At first blush, Chief Counsel Advice Memorandum CCA 201313025, may seem overly harsh. After all, the taxpayer was relying on information provided to her from her employer when she took her lump sum distribution and rolled it over into an IRA. However, the government was simply following the statute and regulations in refusing to refund the excess contribution penalty.

Here, the taxpayer’s former employer was overly generous to the taxpayer and, in making the lump sum distribution to her, distributed more to her than was in her qualified plan, and reported to her on a 1099R that the entire amount of the distribution was an eligible rollover distribution. Believing that she was entitled to the entire distribution and that it was entirely an eligible rollover distribution, the taxpayer rolled over this entire distribution including the over-payment to her rollover IRA and reported the lump sum distribution and rollover as a tax-free rollover on her income tax return that year.

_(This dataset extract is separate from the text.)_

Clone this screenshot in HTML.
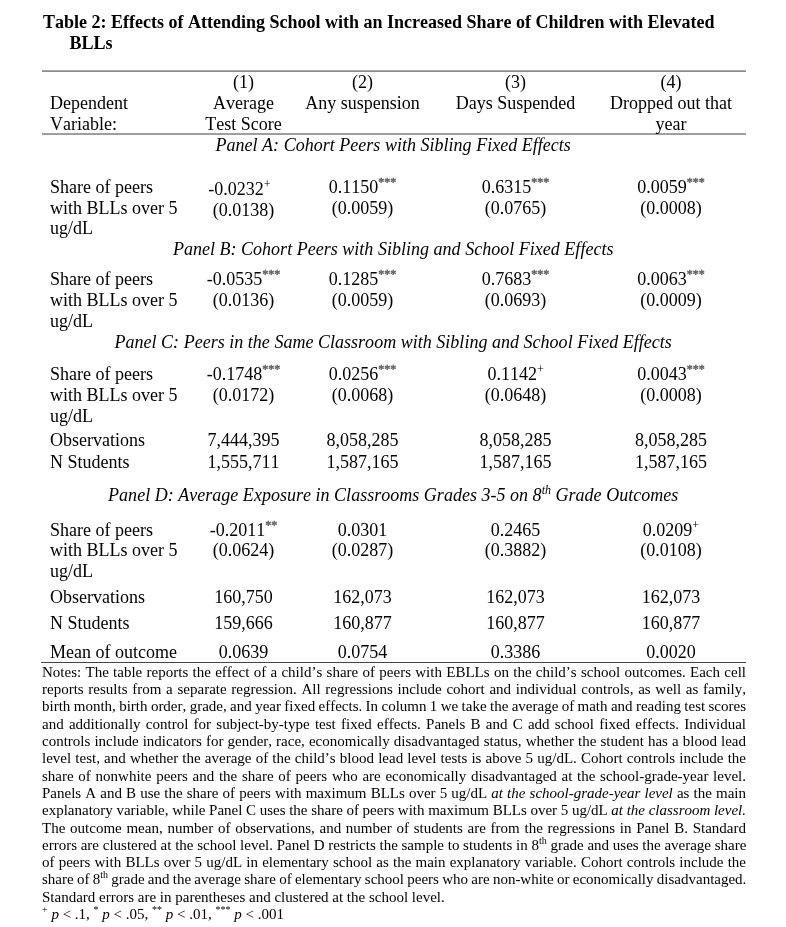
<!DOCTYPE html>
<html><head><meta charset="utf-8"><title>Table 2</title>
<style>
html,body{margin:0;padding:0;background:#fff;}
body{width:786px;height:927px;position:relative;overflow:hidden;font-family:"Liberation Serif","Times New Roman",serif;color:#000;font-kerning:none;filter:grayscale(1);}
.l{position:absolute;font-size:18px;line-height:20px;white-space:nowrap;}
.t{position:absolute;font-size:18px;line-height:20px;font-weight:bold;white-space:nowrap;}
.i{font-style:italic;}
.r{position:absolute;}
.s{font-size:12px;line-height:0;position:relative;top:-7.0px;}
.st{-webkit-text-stroke:0.5px #666;color:#555;}
.n{position:absolute;left:42px;width:704px;font-size:15px;line-height:17.25px;white-space:nowrap;}
.ns{font-size:10px;line-height:0;position:relative;top:-6px;}
</style></head>
<body>
<div class="t" style="top:12.00px;left:43px">Table 2: Effects of Attending School with an Increased Share of Children with Elevated</div>
<div class="t" style="top:33.00px;left:69.5px">BLLs</div>
<div class="r" style="top:70px;left:42px;width:704px;height:1px;background:#a8a8a8"></div>
<div class="r" style="top:71px;left:42px;width:704px;height:1px;background:#8c8c8c"></div>
<div class="r" style="top:133px;left:42px;width:704px;height:1px;background:#a0a0a0"></div>
<div class="r" style="top:134px;left:42px;width:704px;height:1px;background:#9c9c9c"></div>
<div class="r" style="top:662px;left:41px;width:705px;height:1px;background:#444444"></div>
<div class="l " style="top:72.00px;left:43.60px;width:400px;text-align:center;">(1)</div>
<div class="l " style="top:72.00px;left:162.60px;width:400px;text-align:center;">(2)</div>
<div class="l " style="top:72.00px;left:315.60px;width:400px;text-align:center;">(3)</div>
<div class="l " style="top:72.00px;left:471.00px;width:400px;text-align:center;">(4)</div>
<div class="l " style="top:93.00px;left:50.00px;">Dependent</div>
<div class="l " style="top:114.00px;left:50.00px;">Variable:</div>
<div class="l " style="top:93.00px;left:43.60px;width:400px;text-align:center;">Average</div>
<div class="l " style="top:114.00px;left:43.60px;width:400px;text-align:center;">Test Score</div>
<div class="l " style="top:93.00px;left:162.60px;width:400px;text-align:center;">Any suspension</div>
<div class="l " style="top:93.00px;left:315.60px;width:400px;text-align:center;">Days Suspended</div>
<div class="l " style="top:93.00px;left:471.00px;width:400px;text-align:center;">Dropped out that</div>
<div class="l " style="top:114.00px;left:471.00px;width:400px;text-align:center;">year</div>
<div class="l i" style="top:135.00px;left:43.20px;width:700px;text-align:center;letter-spacing:0.02px;">Panel A: Cohort Peers with Sibling Fixed Effects</div>
<div class="l " style="top:177.00px;left:50.00px;">Share of peers</div>
<div class="l " style="top:198.00px;left:50.00px;">with BLLs over 5</div>
<div class="l " style="top:218.00px;left:50.00px;">ug/dL</div>
<div class="l " style="top:179.00px;left:39.40px;width:400px;text-align:center;">-0.0232<span class="s">+</span></div>
<div class="l " style="top:200.00px;left:43.60px;width:400px;text-align:center;">(0.0138)</div>
<div class="l " style="top:177.00px;left:162.60px;width:400px;text-align:center;">0.1150<span class="s st">***</span></div>
<div class="l " style="top:198.00px;left:162.60px;width:400px;text-align:center;">(0.0059)</div>
<div class="l " style="top:177.00px;left:315.60px;width:400px;text-align:center;">0.6315<span class="s st">***</span></div>
<div class="l " style="top:198.00px;left:315.60px;width:400px;text-align:center;">(0.0765)</div>
<div class="l " style="top:177.00px;left:471.00px;width:400px;text-align:center;">0.0059<span class="s st">***</span></div>
<div class="l " style="top:198.00px;left:471.00px;width:400px;text-align:center;">(0.0008)</div>
<div class="l i" style="top:239.00px;left:43.20px;width:700px;text-align:center;letter-spacing:0.02px;">Panel B: Cohort Peers with Sibling and School Fixed Effects</div>
<div class="l " style="top:269.00px;left:50.00px;">Share of peers</div>
<div class="l " style="top:290.00px;left:50.00px;">with BLLs over 5</div>
<div class="l " style="top:311.00px;left:50.00px;">ug/dL</div>
<div class="l " style="top:269.00px;left:43.60px;width:400px;text-align:center;">-0.0535<span class="s st">***</span></div>
<div class="l " style="top:290.00px;left:43.60px;width:400px;text-align:center;">(0.0136)</div>
<div class="l " style="top:269.00px;left:162.60px;width:400px;text-align:center;">0.1285<span class="s st">***</span></div>
<div class="l " style="top:290.00px;left:162.60px;width:400px;text-align:center;">(0.0059)</div>
<div class="l " style="top:269.00px;left:315.60px;width:400px;text-align:center;">0.7683<span class="s st">***</span></div>
<div class="l " style="top:290.00px;left:315.60px;width:400px;text-align:center;">(0.0693)</div>
<div class="l " style="top:269.00px;left:471.00px;width:400px;text-align:center;">0.0063<span class="s st">***</span></div>
<div class="l " style="top:290.00px;left:471.00px;width:400px;text-align:center;">(0.0009)</div>
<div class="l i" style="top:332.00px;left:43.20px;width:700px;text-align:center;letter-spacing:0.02px;">Panel C: Peers in the Same Classroom with Sibling and School Fixed Effects</div>
<div class="l " style="top:364.00px;left:50.00px;">Share of peers</div>
<div class="l " style="top:385.00px;left:50.00px;">with BLLs over 5</div>
<div class="l " style="top:406.00px;left:50.00px;">ug/dL</div>
<div class="l " style="top:364.00px;left:43.60px;width:400px;text-align:center;">-0.1748<span class="s st">***</span></div>
<div class="l " style="top:385.00px;left:43.60px;width:400px;text-align:center;">(0.0172)</div>
<div class="l " style="top:364.00px;left:162.60px;width:400px;text-align:center;">0.0256<span class="s st">***</span></div>
<div class="l " style="top:385.00px;left:162.60px;width:400px;text-align:center;">(0.0068)</div>
<div class="l " style="top:364.00px;left:315.60px;width:400px;text-align:center;">0.1142<span class="s">+</span></div>
<div class="l " style="top:385.00px;left:315.60px;width:400px;text-align:center;">(0.0648)</div>
<div class="l " style="top:364.00px;left:471.00px;width:400px;text-align:center;">0.0043<span class="s st">***</span></div>
<div class="l " style="top:385.00px;left:471.00px;width:400px;text-align:center;">(0.0008)</div>
<div class="l " style="top:430.00px;left:50.00px;">Observations</div>
<div class="l " style="top:430.00px;left:43.60px;width:400px;text-align:center;">7,444,395</div>
<div class="l " style="top:430.00px;left:162.60px;width:400px;text-align:center;">8,058,285</div>
<div class="l " style="top:430.00px;left:315.60px;width:400px;text-align:center;">8,058,285</div>
<div class="l " style="top:430.00px;left:471.00px;width:400px;text-align:center;">8,058,285</div>
<div class="l " style="top:452.00px;left:50.00px;">N Students</div>
<div class="l " style="top:452.00px;left:43.60px;width:400px;text-align:center;">1,555,711</div>
<div class="l " style="top:452.00px;left:162.60px;width:400px;text-align:center;">1,587,165</div>
<div class="l " style="top:452.00px;left:315.60px;width:400px;text-align:center;">1,587,165</div>
<div class="l " style="top:452.00px;left:471.00px;width:400px;text-align:center;">1,587,165</div>
<div class="l i" style="top:485.00px;left:43.20px;width:700px;text-align:center;letter-spacing:0.02px;">Panel D: Average Exposure in Classrooms Grades 3-5 on 8<span class="s">th</span> Grade Outcomes</div>
<div class="l " style="top:520.00px;left:50.00px;">Share of peers</div>
<div class="l " style="top:540.00px;left:50.00px;">with BLLs over 5</div>
<div class="l " style="top:561.00px;left:50.00px;">ug/dL</div>
<div class="l " style="top:520.00px;left:43.60px;width:400px;text-align:center;">-0.2011<span class="s st">**</span></div>
<div class="l " style="top:540.00px;left:43.60px;width:400px;text-align:center;">(0.0624)</div>
<div class="l " style="top:520.00px;left:162.60px;width:400px;text-align:center;">0.0301</div>
<div class="l " style="top:540.00px;left:162.60px;width:400px;text-align:center;">(0.0287)</div>
<div class="l " style="top:520.00px;left:315.60px;width:400px;text-align:center;">0.2465</div>
<div class="l " style="top:540.00px;left:315.60px;width:400px;text-align:center;">(0.3882)</div>
<div class="l " style="top:520.00px;left:471.00px;width:400px;text-align:center;">0.0209<span class="s">+</span></div>
<div class="l " style="top:540.00px;left:471.00px;width:400px;text-align:center;">(0.0108)</div>
<div class="l " style="top:587.00px;left:50.00px;">Observations</div>
<div class="l " style="top:587.00px;left:43.60px;width:400px;text-align:center;">160,750</div>
<div class="l " style="top:587.00px;left:162.60px;width:400px;text-align:center;">162,073</div>
<div class="l " style="top:587.00px;left:315.60px;width:400px;text-align:center;">162,073</div>
<div class="l " style="top:587.00px;left:471.00px;width:400px;text-align:center;">162,073</div>
<div class="l " style="top:613.00px;left:50.00px;">N Students</div>
<div class="l " style="top:613.00px;left:43.60px;width:400px;text-align:center;">159,666</div>
<div class="l " style="top:613.00px;left:162.60px;width:400px;text-align:center;">160,877</div>
<div class="l " style="top:613.00px;left:315.60px;width:400px;text-align:center;">160,877</div>
<div class="l " style="top:613.00px;left:471.00px;width:400px;text-align:center;">160,877</div>
<div class="l " style="top:642.00px;left:50.00px;">Mean of outcome</div>
<div class="l " style="top:642.00px;left:43.60px;width:400px;text-align:center;">0.0639</div>
<div class="l " style="top:642.00px;left:162.60px;width:400px;text-align:center;">0.0754</div>
<div class="l " style="top:642.00px;left:315.60px;width:400px;text-align:center;">0.3386</div>
<div class="l " style="top:642.00px;left:471.00px;width:400px;text-align:center;">0.0020</div>
<div class="n" style="top:664px;word-spacing:0.565px">Notes: The table reports the effect of a child&#8217;s share of peers with EBLLs on the child&#8217;s school outcomes. Each cell</div>
<div class="n" style="top:681px;word-spacing:0.964px">reports results from a separate regression. All regressions include cohort and individual controls, as well as family,</div>
<div class="n" style="top:698px;word-spacing:-0.372px">birth month, birth order, grade, and year fixed effects. In column 1 we take the average of math and reading test scores</div>
<div class="n" style="top:716px;word-spacing:1.512px">and additionally control for subject-by-type test fixed effects. Panels B and C add school fixed effects. Individual</div>
<div class="n" style="top:733px;word-spacing:0.338px">controls include indicators for gender, race, economically disadvantaged status, whether the student has a blood lead</div>
<div class="n" style="top:750px;word-spacing:0.418px">level test, and whether the average of the child&#8217;s blood lead level tests is above 5 ug/dL. Cohort controls include the</div>
<div class="n" style="top:768px;word-spacing:0.971px">share of nonwhite peers and the share of peers who are economically disadvantaged at the school-grade-year level.</div>
<div class="n" style="top:785px;word-spacing:0.376px">Panels A and B use the share of peers with maximum BLLs over 5 ug/dL <i>at the school-grade-year level</i> as the main</div>
<div class="n" style="top:802px;word-spacing:-0.11px">explanatory variable, while Panel C uses the share of peers with maximum BLLs over 5 ug/dL <i>at the classroom level.</i></div>
<div class="n" style="top:820px;word-spacing:0.981px">The outcome mean, number of observations, and number of students are from the regressions in Panel B. Standard</div>
<div class="n" style="top:837px;word-spacing:-0.031px">errors are clustered at the school level. Panel D restricts the sample to students in 8<span class="ns">th</span> grade and uses the average share</div>
<div class="n" style="top:854px;word-spacing:0.441px">of peers with BLLs over 5 ug/dL in elementary school as the main explanatory variable. Cohort controls include the</div>
<div class="n" style="top:871px;word-spacing:-0.478px">share of 8<span class="ns">th</span> grade and the average share of elementary school peers who are non-white or economically disadvantaged.</div>
<div class="n" style="top:889px">Standard errors are in parentheses and clustered at the school level.</div>
<div class="n" style="top:906px"><span class="ns">+</span> <i>p</i> &lt; .1, <span class="ns">*</span> <i>p</i> &lt; .05, <span class="ns">**</span> <i>p</i> &lt; .01, <span class="ns">***</span> <i>p</i> &lt; .001</div>
</body></html>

About a year later, the taxpayer’s former employer informed her of the error and the taxpayer then withdrew the excess contribution from her IRA, presumably to return it to the employer. At the time she was over age 59½ so there was no 10% early withdrawal penalty, but there was a 6% excess contribution penalty because the time for curing the excess contribution (the due date for filing her return for the year of the rollover) had already passed. The taxpayer took the position on her return that the withdrawal qualified for the exception to taxation as a withdrawal of an excess contribution under IRC § 408(d)(5)(B), under which an excess rollover contribution to an IRA as a result of reasonable reliance on erroneous information can be withdrawn from the IRA tax-free. Although the taxpayer did not include the withdrawal amount in her taxable income for the year, she did pay the 6% excess contribution penalty for the excess rollover contribution she had now withdrawn.

The government challenged her failure to include the withdrawal in her taxable income for the year of withdrawal and assessed a deficiency. By that time, the statute of limitations had run on the income tax return for the year of the rollover, so the government could not assess a tax on the over-payment from the qualified plan that was not an eligible rollover distribution and ineligible for tax deferral as a rollover. The government instead taxed the withdrawal of the excess contribution, which would otherwise have qualified for the exception to taxation under IRC § 408(d)(5)(B), applying the “duty of consistency” doctrine. This doctrine applies whenever (1) the taxpayer makes a representation as to the taxation of an item in one year, (2) the Service relies on that representation, and (3) after the statute of limitations bars adjustment to the tax in the prior year, the taxpayer seeks to change that representation as it relates to taxation of an item in a subsequent year. Because the taxpayer had entirely excluded the over-payment from income in the prior year and the government could no longer tax that over-payment due to the expiration of the statute of limitations on the tax year in which the rollover occurred, the withdrawal did not meet the requirements for the exception to taxation of the withdrawal.

The taxpayer then sought a refund of the excess contribution penalty on the basis of the duty of consistency doctrine. Chief Counsel, however, stated that it was the taxpayer and not the Service that had changed her position. An excess contribution penalty is due whenever an excess contribution is made to an IRA regardless of fault. That 6% excess contribution penalty is due each year that the excess contribution remains in the IRA until it is either “absorbed” into the IRA as authorized contributions of the annual contribution amount or is withdrawn.

For example, Alice receives an over-payment in year 2010 of $10,000 and, based on incorrect information from her former employer, rolls over that ineligible contribution amount into an IRA. Then in 2013, Alice’s former employer provides her with new information that it had inadvertently made an over-payment making the lump sum distribution to her. Her former employer then requests a return of the $10,000, which Alice obtains principally through a withdrawal from her IRA into which she had rolled over the ineligible contribution. Since the error was not corrected by the due date of her 2010 return, a 6% excess contribution penalty is due under §4973 of the Code on the amount of the excess contribution in 2010, or $600 for 2010. If Alice was eligible to make a regular contribution to her IRA in 2011, but did not make any such contribution, the excess contribution amount would be reduced by the amount of the eligible 2011 regular annual contribution amount, and the 6% penalty for 2011 would be due on the balance. But if Alice was not eligible to make a regular annual contribution to an IRA, the 6% penalty would continue to be charged for each year in which the excess contribution remained in the IRA.